The prospect of Assad retaking Aleppo with Russia's help would not only add to the questions about Moscow's intentions, it has led to worries that the Islamic State or Al-Qaeda-linked militants could benefit, and regional stability could suffer further.

An unexploded cluster bomblet is seen along a street after air strikes by pro-Syrian forces in the rebel held town of al-Ghariyah al-Gharbiyah in Deraa Province on February 11.2016
An unexploded cluster bomblet is seen along a street after air strikes by pro-Syrian forces in the rebel held town of al-Ghariyah al-Gharbiyah in Deraa Province on February 11.2016

"The now plausible rebel collapse in the Aleppo region could send thousands of fighters dejected by their apparent abandonment into the arms of Nusra or IS," warns Hokaymen of the International Institute for Strategic Studies.

High Human Cost

The ongoing campaign around Aleppo has caused tens of thousands of people to flee the city for the Turkish border. The exodus has added to the Syrian refugee crisis that already has seen 4.5 million people flee to neighboring countries and Egypt.
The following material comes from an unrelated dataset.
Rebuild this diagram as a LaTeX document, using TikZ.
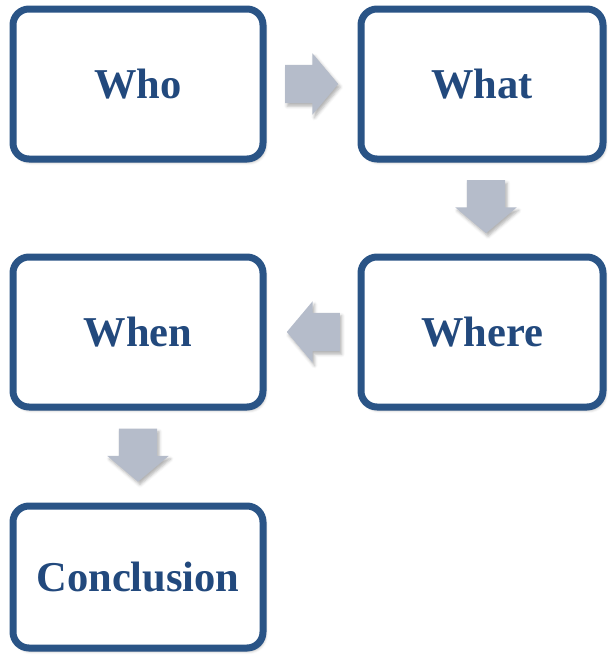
\documentclass[tikz,border=0pt]{standalone}
\usepackage{fontspec}
\setmainfont{Liberation Serif}
\usetikzlibrary{shapes.arrows,shadows.blur,calc}
\definecolor{boxblue}{HTML}{2A5486}
\definecolor{txtblue}{HTML}{22497D}
\definecolor{arrowgray}{HTML}{B5BCCA}
\begin{document}
\begin{tikzpicture}[x=1pt,y=-1pt,
  qbox/.style={draw=boxblue, line width=7pt, rounded corners=16pt, fill=white,
    minimum width=#1, minimum height=150pt, inner sep=0pt,
    font=\fontsize{42.5}{48}\selectfont\bfseries, text=txtblue,
    blur shadow={shadow xshift=2pt, shadow yshift=-3pt, shadow blur radius=3pt, shadow opacity=35}},
  qbox/.default=250pt,
  blockarrow/.style={single arrow, draw=none, fill=arrowgray, anchor=tail,
    minimum height=53pt, inner xsep=0pt, inner ysep=19pt, single arrow head extend=11.5pt,
    single arrow tip angle=100,
    blur shadow={shadow xshift=2pt, shadow yshift=-3pt, shadow blur radius=3pt, shadow opacity=30}}]
\useasboundingbox (0,0) rectangle (609,659);
\node[qbox=250pt] (who) at (138,84) {Who};
\node[qbox=242pt] (what) at (482,84) {What};
\node[qbox=242pt] (where) at (482,332) {Where};
\node[qbox=250pt] (when) at (138,332) {When};
\node[qbox=250pt, minimum height=142pt] (concl) at (138,577) {Conclusion};
\node[blockarrow] (a1) at ($(who.east)!0.5!(what.west)+(-27,0)$) {};
\node[blockarrow, rotate=-90] (a2) at ($(what.south)!0.5!(where.north)+(4,-28)$) {};
\node[blockarrow, rotate=180] (a3) at ($(where.west)!0.5!(when.east)+(28,0)$) {};
\node[blockarrow, rotate=-90] (a4) at ($(when.south)!0.5!(concl.north)+(0,-28)$) {};
\end{tikzpicture}
\end{document}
Since last year, thousands have moved on further to seek refuge in Europe, helping fuel the migrant crisis there.

No certain statistics are available for how many civilians have died in Syria as a result of the intense Russian bombardment of populated areas held by anti-Assad rebels. But in January a Britain-based independent monitoring group, the Syrian Observatory for Human Rights, put the civilian death toll from Russian air strikes since September at 1,015. It said 238 of those killed were children.

Some of the deaths have come with the use of internationally banned weapons.

Human Rights Watch reported on February 8 that joint Russian-Syrian Army operations over the past two weeks used cluster bombs in at least 14 attacks, killing at least 37 civilians. Because of their indiscriminate impact, cluster munitions are banned under an international convention that went into effect in 2010.

The Russian military previously has denied it has cluster munitions in Syria.